> **What is expected**: Quote exactly the lines spanning from the top of the data below to the line that contains "600, 700, 800];", including both.

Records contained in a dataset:
"""

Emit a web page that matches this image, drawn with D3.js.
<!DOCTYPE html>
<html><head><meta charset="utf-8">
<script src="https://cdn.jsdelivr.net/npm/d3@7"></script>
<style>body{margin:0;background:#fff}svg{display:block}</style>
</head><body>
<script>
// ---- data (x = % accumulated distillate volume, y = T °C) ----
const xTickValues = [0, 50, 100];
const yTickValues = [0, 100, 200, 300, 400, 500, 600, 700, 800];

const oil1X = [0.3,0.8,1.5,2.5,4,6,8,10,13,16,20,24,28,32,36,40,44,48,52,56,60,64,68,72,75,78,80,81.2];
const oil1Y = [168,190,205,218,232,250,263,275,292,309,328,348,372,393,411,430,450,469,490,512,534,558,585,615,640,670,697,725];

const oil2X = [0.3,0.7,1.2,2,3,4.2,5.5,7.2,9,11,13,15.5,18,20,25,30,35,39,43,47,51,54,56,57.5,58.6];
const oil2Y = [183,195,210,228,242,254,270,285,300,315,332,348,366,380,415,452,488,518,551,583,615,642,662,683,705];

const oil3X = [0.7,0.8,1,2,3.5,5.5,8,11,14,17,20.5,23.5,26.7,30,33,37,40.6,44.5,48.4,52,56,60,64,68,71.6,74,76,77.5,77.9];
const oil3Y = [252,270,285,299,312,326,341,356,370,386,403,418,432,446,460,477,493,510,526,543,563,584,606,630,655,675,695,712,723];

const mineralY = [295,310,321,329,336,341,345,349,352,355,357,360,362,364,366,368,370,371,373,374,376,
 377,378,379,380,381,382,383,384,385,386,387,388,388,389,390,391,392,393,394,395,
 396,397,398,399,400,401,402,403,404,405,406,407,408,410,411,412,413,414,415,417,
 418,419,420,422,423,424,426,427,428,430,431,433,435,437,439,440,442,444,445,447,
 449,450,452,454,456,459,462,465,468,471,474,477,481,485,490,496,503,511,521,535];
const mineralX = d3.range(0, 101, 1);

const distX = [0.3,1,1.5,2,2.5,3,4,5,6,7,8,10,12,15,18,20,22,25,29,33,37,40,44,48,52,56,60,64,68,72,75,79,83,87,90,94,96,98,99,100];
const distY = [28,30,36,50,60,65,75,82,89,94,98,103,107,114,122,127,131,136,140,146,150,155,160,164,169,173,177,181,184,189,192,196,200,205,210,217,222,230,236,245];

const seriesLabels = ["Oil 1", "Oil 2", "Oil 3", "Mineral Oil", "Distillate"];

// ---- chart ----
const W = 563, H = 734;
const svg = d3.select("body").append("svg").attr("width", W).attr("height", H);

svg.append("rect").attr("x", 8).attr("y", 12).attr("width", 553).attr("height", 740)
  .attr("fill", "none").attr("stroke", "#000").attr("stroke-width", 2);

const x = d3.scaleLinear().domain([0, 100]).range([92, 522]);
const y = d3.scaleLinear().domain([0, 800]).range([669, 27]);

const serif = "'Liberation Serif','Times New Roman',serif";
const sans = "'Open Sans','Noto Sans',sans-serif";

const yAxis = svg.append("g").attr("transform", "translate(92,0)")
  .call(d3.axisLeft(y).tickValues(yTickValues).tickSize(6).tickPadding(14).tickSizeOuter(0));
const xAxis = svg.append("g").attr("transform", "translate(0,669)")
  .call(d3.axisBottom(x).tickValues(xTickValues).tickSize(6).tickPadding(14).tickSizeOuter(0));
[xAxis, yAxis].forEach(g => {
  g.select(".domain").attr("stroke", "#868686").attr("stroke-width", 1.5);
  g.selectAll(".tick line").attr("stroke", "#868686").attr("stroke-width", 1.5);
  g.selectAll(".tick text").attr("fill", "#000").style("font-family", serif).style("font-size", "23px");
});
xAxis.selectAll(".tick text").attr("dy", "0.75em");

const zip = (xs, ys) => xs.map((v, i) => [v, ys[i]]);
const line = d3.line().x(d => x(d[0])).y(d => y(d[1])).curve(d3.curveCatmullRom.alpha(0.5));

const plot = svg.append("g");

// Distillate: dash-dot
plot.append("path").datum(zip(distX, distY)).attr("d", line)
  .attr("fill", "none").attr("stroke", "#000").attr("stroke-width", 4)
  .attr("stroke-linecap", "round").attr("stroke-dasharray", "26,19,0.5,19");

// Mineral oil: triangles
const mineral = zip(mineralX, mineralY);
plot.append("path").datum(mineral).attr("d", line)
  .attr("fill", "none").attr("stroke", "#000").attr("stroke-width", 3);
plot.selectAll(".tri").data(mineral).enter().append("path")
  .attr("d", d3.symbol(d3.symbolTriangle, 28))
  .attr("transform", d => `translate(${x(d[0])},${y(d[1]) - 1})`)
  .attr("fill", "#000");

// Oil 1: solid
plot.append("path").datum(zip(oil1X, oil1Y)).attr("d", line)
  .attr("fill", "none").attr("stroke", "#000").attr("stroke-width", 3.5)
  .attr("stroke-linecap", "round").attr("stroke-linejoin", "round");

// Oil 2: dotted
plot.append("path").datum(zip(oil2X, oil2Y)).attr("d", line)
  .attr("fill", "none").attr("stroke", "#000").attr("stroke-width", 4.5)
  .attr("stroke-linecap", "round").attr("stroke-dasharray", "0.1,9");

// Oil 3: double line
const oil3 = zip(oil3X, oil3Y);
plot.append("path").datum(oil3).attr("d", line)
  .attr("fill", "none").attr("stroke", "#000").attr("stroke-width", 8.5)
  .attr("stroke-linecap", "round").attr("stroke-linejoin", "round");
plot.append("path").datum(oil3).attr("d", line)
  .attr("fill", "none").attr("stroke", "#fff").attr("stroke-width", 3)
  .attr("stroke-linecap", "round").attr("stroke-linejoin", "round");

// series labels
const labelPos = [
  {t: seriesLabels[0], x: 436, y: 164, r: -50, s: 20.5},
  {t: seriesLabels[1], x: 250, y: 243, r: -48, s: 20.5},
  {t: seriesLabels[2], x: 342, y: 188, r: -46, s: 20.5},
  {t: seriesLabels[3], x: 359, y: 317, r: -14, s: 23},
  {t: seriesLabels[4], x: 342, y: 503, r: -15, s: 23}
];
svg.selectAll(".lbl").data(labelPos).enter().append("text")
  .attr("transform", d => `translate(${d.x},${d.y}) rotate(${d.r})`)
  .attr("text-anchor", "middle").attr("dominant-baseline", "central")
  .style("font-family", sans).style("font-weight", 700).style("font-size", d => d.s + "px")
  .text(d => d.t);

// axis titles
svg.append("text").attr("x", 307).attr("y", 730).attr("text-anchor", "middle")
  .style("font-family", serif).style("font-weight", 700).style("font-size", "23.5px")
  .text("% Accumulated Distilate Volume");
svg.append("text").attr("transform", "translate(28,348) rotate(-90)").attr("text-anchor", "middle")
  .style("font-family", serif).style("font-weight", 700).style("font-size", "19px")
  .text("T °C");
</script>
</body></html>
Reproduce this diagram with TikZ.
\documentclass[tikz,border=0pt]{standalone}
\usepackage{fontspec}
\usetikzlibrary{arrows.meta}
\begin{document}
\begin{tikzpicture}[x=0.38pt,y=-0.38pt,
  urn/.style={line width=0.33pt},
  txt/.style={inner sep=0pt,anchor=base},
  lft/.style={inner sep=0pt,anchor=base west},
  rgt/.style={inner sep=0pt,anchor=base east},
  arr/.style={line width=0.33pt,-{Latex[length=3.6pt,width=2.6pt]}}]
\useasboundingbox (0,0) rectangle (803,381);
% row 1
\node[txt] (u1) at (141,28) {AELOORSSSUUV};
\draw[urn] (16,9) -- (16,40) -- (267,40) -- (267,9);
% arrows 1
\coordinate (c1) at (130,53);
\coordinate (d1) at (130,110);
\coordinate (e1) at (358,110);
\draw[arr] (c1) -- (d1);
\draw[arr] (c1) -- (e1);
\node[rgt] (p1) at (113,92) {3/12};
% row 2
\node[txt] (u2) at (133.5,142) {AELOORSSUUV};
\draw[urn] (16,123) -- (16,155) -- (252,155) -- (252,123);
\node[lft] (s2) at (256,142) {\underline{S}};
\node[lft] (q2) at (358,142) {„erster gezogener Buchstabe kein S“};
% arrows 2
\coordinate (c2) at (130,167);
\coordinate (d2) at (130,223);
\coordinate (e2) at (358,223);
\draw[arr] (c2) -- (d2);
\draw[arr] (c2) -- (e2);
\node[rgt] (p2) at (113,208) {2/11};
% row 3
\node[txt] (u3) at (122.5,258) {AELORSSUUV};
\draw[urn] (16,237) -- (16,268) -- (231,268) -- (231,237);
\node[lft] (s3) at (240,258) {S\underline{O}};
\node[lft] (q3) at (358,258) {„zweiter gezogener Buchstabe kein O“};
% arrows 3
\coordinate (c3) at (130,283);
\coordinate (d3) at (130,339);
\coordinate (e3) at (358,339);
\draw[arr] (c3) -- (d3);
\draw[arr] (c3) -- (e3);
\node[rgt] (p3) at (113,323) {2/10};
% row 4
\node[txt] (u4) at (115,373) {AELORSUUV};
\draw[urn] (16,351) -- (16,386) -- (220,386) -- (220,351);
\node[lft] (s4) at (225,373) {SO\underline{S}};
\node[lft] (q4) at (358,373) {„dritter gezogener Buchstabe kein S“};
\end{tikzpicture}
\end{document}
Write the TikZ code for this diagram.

"""

> **Solution**:
Emit a web page that matches this image, drawn with D3.js.
<!DOCTYPE html>
<html><head><meta charset="utf-8">
<script src="https://cdn.jsdelivr.net/npm/d3@7"></script>
<style>body{margin:0;background:#fff}svg{display:block}</style>
</head><body>
<script>
// ---- data (x = % accumulated distillate volume, y = T °C) ----
const xTickValues = [0, 50, 100];
const yTickValues = [0, 100, 200, 300, 400, 500, 600, 700, 800];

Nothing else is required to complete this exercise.